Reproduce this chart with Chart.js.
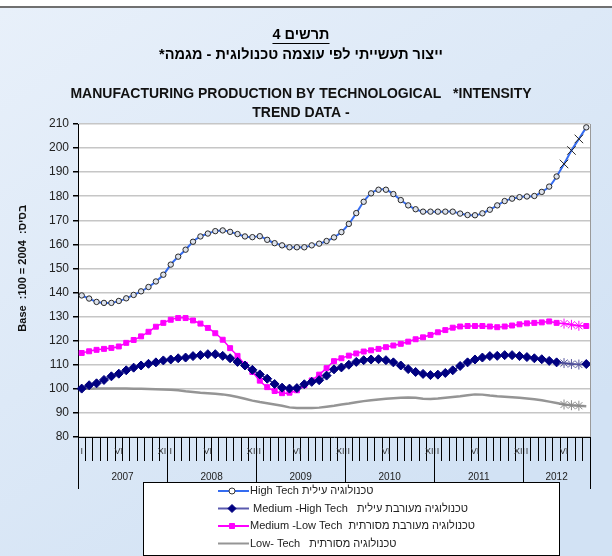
<!DOCTYPE html>
<html lang="he">
<head>
<meta charset="utf-8">
<title>Manufacturing production by technological intensity</title>
<script src="https://cdn.jsdelivr.net/npm/chart.js@4.4.1/dist/chart.umd.min.js"></script>
<style>
  html, body { margin: 0; padding: 0; background: #fff; }
  #wrap { width: 612px; height: 556px; }
</style>
</head>
<body>
<div id="wrap"><canvas id="techChart" width="612" height="556"></canvas></div>
<script>
// Monthly categories, Jan 2007 - Sep 2012 (only I, VI, XII are labelled)
const monthLabels = [
  'I', '', '', '', '', 'VI', '', '', '', '', '', 'XII',   // 2007
  'I', '', '', '', '', 'VI', '', '', '', '', '', 'XII',   // 2008
  'I', '', '', '', '', 'VI', '', '', '', '', '', 'XII',   // 2009
  'I', '', '', '', '', 'VI', '', '', '', '', '', 'XII',   // 2010
  'I', '', '', '', '', 'VI', '', '', '', '', '', 'XII',   // 2011
  'I', '', '', '', '', 'VI', '', '', ''                   // 2012
];
const years = ['2007', '2008', '2009', '2010', '2011', '2012'];
const yearStarts = [0, 12, 24, 36, 48, 60];

// Points shown with asterisk / cross markers (preliminary months)
const prelimIdx = [65, 66, 67];

const highTech = [
  138.8, 137.5, 136.1, 135.7, 135.7, 136.5, 137.6, 139.0, 140.5, 142.3, 144.6, 147.4,
  151.6, 154.9, 157.8, 161.1, 163.3, 164.5, 165.5, 165.8, 165.2, 164.3, 163.3, 163.0,
  163.4, 161.9, 160.5, 159.6, 158.8, 158.8, 158.8, 159.6, 160.3, 161.4, 162.9, 165.1,
  168.5, 173.0, 177.7, 181.2, 182.7, 182.7, 180.9, 178.4, 176.2, 174.6, 173.6, 173.6,
  173.6, 173.6, 173.6, 172.8, 172.2, 172.1, 172.9, 174.4, 176.2, 178.0, 179.0, 179.6,
  179.9, 180.1, 181.8, 184.0, 188.2, 193.4, 199.0, 203.8, 208.6
];
const mediumHigh = [
  100.1, 101.5, 102.3, 103.7, 105.2, 106.3, 107.7, 108.8, 109.7, 110.4, 111.0, 111.8,
  112.2, 112.7, 113.0, 113.6, 114.0, 114.4, 114.4, 113.7, 112.7, 111.2, 109.7, 107.9,
  106.0, 104.2, 102.0, 100.5, 100.1, 100.3, 101.9, 102.9, 103.6, 105.5, 108.1, 108.9,
  110.0, 111.2, 111.9, 112.2, 112.3, 111.9, 111.0, 109.7, 108.2, 107.0, 106.2, 105.7,
  105.9, 106.6, 107.7, 109.5, 111.0, 112.2, 113.0, 113.6, 113.7, 114.0, 114.0, 113.6,
  113.2, 112.7, 112.3, 111.6, 111.0, 110.7, 110.3, 110.1, 110.3
];
const mediumLow = [
  114.9, 115.6, 116.2, 116.6, 117.0, 117.6, 119.1, 120.3, 121.8, 123.7, 125.8, 127.4,
  128.7, 129.4, 129.4, 128.4, 127.1, 125.3, 123.1, 120.4, 116.9, 113.7, 110.0, 107.0,
  103.4, 100.7, 99.1, 98.2, 98.4, 99.4, 101.5, 103.5, 105.9, 108.6, 111.5, 112.7,
  113.8, 114.7, 115.5, 116.0, 116.6, 117.3, 118.0, 118.7, 119.6, 120.6, 121.4, 122.4,
  123.5, 124.4, 125.4, 125.9, 126.1, 126.1, 126.1, 125.9, 125.6, 125.9, 126.3, 126.8,
  127.2, 127.4, 127.6, 128.0, 127.4, 127.1, 126.6, 126.2, 126.1
];
const lowTech = [
  100.0, 100.0, 100.1, 100.1, 100.1, 100.1, 100.1, 100.0, 100.0, 99.9, 99.8, 99.7,
  99.6, 99.4, 99.0, 98.7, 98.4, 98.2, 98.0, 97.7, 97.2, 96.6, 95.9, 95.1,
  94.5, 94.0, 93.5, 93.0, 92.3, 92.0, 92.0, 92.0, 92.2, 92.6, 93.0, 93.5,
  93.9, 94.4, 94.9, 95.3, 95.6, 95.9, 96.1, 96.3, 96.4, 96.3, 95.9, 95.8,
  96.0, 96.3, 96.6, 96.9, 97.3, 97.7, 97.6, 97.2, 96.9, 96.7, 96.5, 96.3,
  96.0, 95.7, 95.3, 94.7, 94.1, 93.5, 93.2, 93.0, 92.8
];

const seriesLabels = [
  'High Tech טכנולוגיה עילית',
  ' Medium -High Tech   טכנולוגיה מעורבת עילית',
  'Medium -Low Tech  טכנולוגיה מעורבת מסורתית',
  'Low- Tech   טכנולוגיה מסורתית'
];

const titleLines = ['תרשים 4', '*ייצור תעשייתי לפי עוצמה טכנולוגית - מגמה'];
const subtitleLines = ['MANUFACTURING PRODUCTION BY TECHNOLOGICAL   *INTENSITY', 'TREND DATA -'];
// leading spaces nudge the rotated title up a little, as in the original
const yTitle = '        Base  :100 = 2004  :בסיס';

const FONT = "'Liberation Sans', Arial, sans-serif";
const isPrelim = c => prelimIdx.includes(c.dataIndex);

// Background, plot frame, year row, underline
const frame = {
  id: 'frame',
  beforeDraw(chart) {
    const { ctx, width, height, chartArea: a } = chart;
    ctx.save();
    ctx.fillStyle = '#fff';
    ctx.fillRect(0, 0, width, height);
    const g = ctx.createLinearGradient(0, 8, width * 0.6, height);
    g.addColorStop(0, '#e8f0fa');
    g.addColorStop(1, '#d2e2f4');
    ctx.fillStyle = g;
    ctx.fillRect(0, 8, width, height - 8);
    ctx.fillStyle = '#707070';
    ctx.fillRect(0, 6, width, 2);
    ctx.fillStyle = '#fff';
    ctx.fillRect(a.left, a.top, a.right - a.left, a.bottom - a.top);
    ctx.restore();
  },
  afterDraw(chart) {
    const { ctx, chartArea: a, scales: { x } } = chart;
    const half = (x.getPixelForValue(1) - x.getPixelForValue(0)) / 2;
    ctx.save();
    // right border of plot
    ctx.strokeStyle = '#9a9a9a';
    ctx.lineWidth = 1;
    ctx.beginPath();
    ctx.moveTo(a.right + 0.5, a.top);
    ctx.lineTo(a.right + 0.5, a.bottom);
    ctx.stroke();
    // year dividers + labels
    ctx.strokeStyle = '#000';
    ctx.fillStyle = '#222';
    ctx.font = `10px ${FONT}`;
    ctx.textAlign = 'center';
    ctx.textBaseline = 'middle';
    const n = monthLabels.length;
    const edges = yearStarts.concat([n]);
    edges.forEach(k => {
      const px = Math.round(x.getPixelForValue(k) - half) + 0.5;
      ctx.beginPath();
      ctx.moveTo(px, a.bottom);
      ctx.lineTo(px, a.bottom + 52);
      ctx.stroke();
    });
    years.forEach((yr, i) => {
      const s = yearStarts[i];
      const e = (i + 1 < yearStarts.length ? yearStarts[i + 1] : n) - 1;
      const cx = (x.getPixelForValue(s) + x.getPixelForValue(e)) / 2;
      ctx.fillText(yr, cx, a.bottom + 40);
    });
    // underline of first title line
    const tb = chart.titleBlock;
    if (tb) {
      ctx.font = `bold 14.5px ${FONT}`;
      const w = ctx.measureText(titleLines[0]).width;
      const cx = (tb.left + tb.right) / 2;
      ctx.fillStyle = '#000';
      ctx.fillRect(cx - w / 2, tb.top + 43, w, 1);
    }
    ctx.restore();
  }
};

// Boxed legend below the axis
function drawMarker(ctx, style, x, y, r, fill, stroke) {
  ctx.fillStyle = fill;
  ctx.strokeStyle = stroke;
  ctx.lineWidth = 1;
  ctx.beginPath();
  if (style === 'circle') {
    ctx.arc(x, y, r, 0, Math.PI * 2);
  } else if (style === 'rectRot') {
    ctx.moveTo(x, y - r); ctx.lineTo(x + r, y); ctx.lineTo(x, y + r); ctx.lineTo(x - r, y); ctx.closePath();
  } else if (style === 'rect') {
    ctx.rect(x - r, y - r, 2 * r, 2 * r);
  } else {
    return;
  }
  ctx.fill();
  ctx.stroke();
}

const boxLegend = {
  id: 'boxLegend',
  afterDraw(chart) {
    const { ctx } = chart;
    const bx = 143, by = 482, bw = 416, bh = 73;
    ctx.save();
    ctx.fillStyle = '#fff';
    ctx.fillRect(bx, by, bw, bh);
    ctx.strokeStyle = '#000';
    ctx.lineWidth = 1;
    ctx.strokeRect(bx + 0.5, by + 0.5, bw, bh);
    const marks = [
      { style: 'circle', r: 3, fill: '#fff', stroke: '#333' },
      { style: 'rectRot', r: 4, fill: '#000080', stroke: '#000080' },
      { style: 'rect', r: 2.5, fill: '#ff00ff', stroke: '#ff00ff' },
      { style: 'none' }
    ];
    chart.data.datasets.forEach((ds, i) => {
      const y = by + 9 + i * 17.5;
      ctx.strokeStyle = ds.legendLine || ds.borderColor;
      ctx.lineWidth = 2;
      ctx.beginPath();
      ctx.moveTo(218, y);
      ctx.lineTo(249, y);
      ctx.stroke();
      const m = marks[i];
      drawMarker(ctx, m.style, 232, y, m.r, m.fill, m.stroke);
      ctx.fillStyle = '#222';
      ctx.font = `11px ${FONT}`;
      ctx.textAlign = 'left';
      ctx.textBaseline = 'middle';
      ctx.fillText(ds.label, 250, y);
    });
    ctx.restore();
  }
};

const chart = new Chart(document.getElementById('techChart'), {
  type: 'line',
  data: {
    labels: monthLabels,
    datasets: [
      {
        label: seriesLabels[0],
        data: highTech,
        borderColor: '#356cf0',
        borderWidth: 2,
        tension: 0.35,
        pointStyle: c => isPrelim(c) ? 'crossRot' : 'circle',
        pointRadius: c => isPrelim(c) ? 6 : 2.7,
        pointBackgroundColor: '#dde2ec',
        pointBorderColor: '#2a2a2a',
        pointBorderWidth: 1
      },
      {
        label: seriesLabels[1],
        data: mediumHigh,
        borderColor: '#2c2c8c',
        legendLine: '#5a5aae',
        borderWidth: 1.5,
        tension: 0.35,
        pointStyle: c => isPrelim(c) ? 'star' : 'rectRot',
        pointRadius: c => isPrelim(c) ? 5 : 4.5,
        pointBackgroundColor: '#000080',
        pointBorderColor: c => isPrelim(c) ? '#55559c' : '#000080',
        pointBorderWidth: 1
      },
      {
        label: seriesLabels[2],
        data: mediumLow,
        borderColor: '#ff00ff',
        borderWidth: 1.5,
        tension: 0.35,
        pointStyle: c => isPrelim(c) ? 'star' : 'rect',
        pointRadius: c => isPrelim(c) ? 5 : 3.5,
        pointBackgroundColor: '#ff00ff',
        pointBorderColor: '#ff00ff',
        pointBorderWidth: 1
      },
      {
        label: seriesLabels[3],
        data: lowTech,
        borderColor: '#959595',
        borderWidth: 2.5,
        tension: 0,
        pointStyle: 'star',
        pointRadius: c => isPrelim(c) ? 5 : 0,
        pointBorderColor: '#8a8a8a',
        pointBorderWidth: 1
      }
    ]
  },
  options: {
    responsive: false,
    animation: false,
    devicePixelRatio: 1,
    layout: { padding: { left: 0, top: 0, right: 10, bottom: 0 } },
    scales: {
      x: {
        type: 'category',
        offset: true,
        grid: { offset: true, drawOnChartArea: false, drawTicks: true, tickLength: 24, color: '#000', tickColor: '#000', lineWidth: 1 },
        border: { color: '#000', width: 1 },
        ticks: { autoSkip: false, maxRotation: 0, minRotation: 0, padding: -15, font: { size: 9, family: FONT }, color: '#333' },
        afterFit: s => { s.height = 119; }
      },
      y: {
        min: 80,
        max: 210,
        ticks: { stepSize: 10, font: { size: 12, family: FONT }, color: '#222', padding: 4 },
        grid: { color: '#c6c6c6', lineWidth: 1.5, tickColor: '#000', tickLength: 5 },
        border: { color: '#000', width: 1 },
        title: { display: true, text: yTitle, font: { size: 11, weight: 'bold', family: FONT }, color: '#111', padding: { top: 16, bottom: 0 } },
        afterFit: s => { s.width = 78; }
      },
      // empty spacer on the right so the titles centre like the original
      yRight: {
        type: 'linear',
        position: 'right',
        display: true,
        grid: { display: false },
        border: { display: false },
        ticks: { display: false },
        afterFit: s => { s.width = 12; }
      }
    },
    plugins: {
      legend: { display: false },
      tooltip: { enabled: false },
      title: {
        display: true,
        text: titleLines,
        color: '#000',
        font: { size: 14.5, weight: 'bold', family: FONT, lineHeight: 20 / 14.5 },
        padding: { top: 25, bottom: 10 }
      },
      subtitle: {
        display: true,
        text: subtitleLines,
        color: '#111',
        font: { size: 14, weight: 'bold', family: FONT, lineHeight: 19 / 14 },
        padding: { top: 10, bottom: 1 }
      }
    }
  },
  plugins: [frame, boxLegend]
});
</script>
</body>
</html>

:: Work required ::
Please restate the material above line by line, exactly, beginning at its first line and ending with the line that contains "const prelimIdx = [65, 66, 67];", without any pictures.

:: Output of the exercise ::
Reproduce this chart with Chart.js.
<!DOCTYPE html>
<html lang="he">
<head>
<meta charset="utf-8">
<title>Manufacturing production by technological intensity</title>
<script src="https://cdn.jsdelivr.net/npm/chart.js@4.4.1/dist/chart.umd.min.js"></script>
<style>
  html, body { margin: 0; padding: 0; background: #fff; }
  #wrap { width: 612px; height: 556px; }
</style>
</head>
<body>
<div id="wrap"><canvas id="techChart" width="612" height="556"></canvas></div>
<script>
// Monthly categories, Jan 2007 - Sep 2012 (only I, VI, XII are labelled)
const monthLabels = [
  'I', '', '', '', '', 'VI', '', '', '', '', '', 'XII',   // 2007
  'I', '', '', '', '', 'VI', '', '', '', '', '', 'XII',   // 2008
  'I', '', '', '', '', 'VI', '', '', '', '', '', 'XII',   // 2009
  'I', '', '', '', '', 'VI', '', '', '', '', '', 'XII',   // 2010
  'I', '', '', '', '', 'VI', '', '', '', '', '', 'XII',   // 2011
  'I', '', '', '', '', 'VI', '', '', ''                   // 2012
];
const years = ['2007', '2008', '2009', '2010', '2011', '2012'];
const yearStarts = [0, 12, 24, 36, 48, 60];

// Points shown with asterisk / cross markers (preliminary months)
const prelimIdx = [65, 66, 67];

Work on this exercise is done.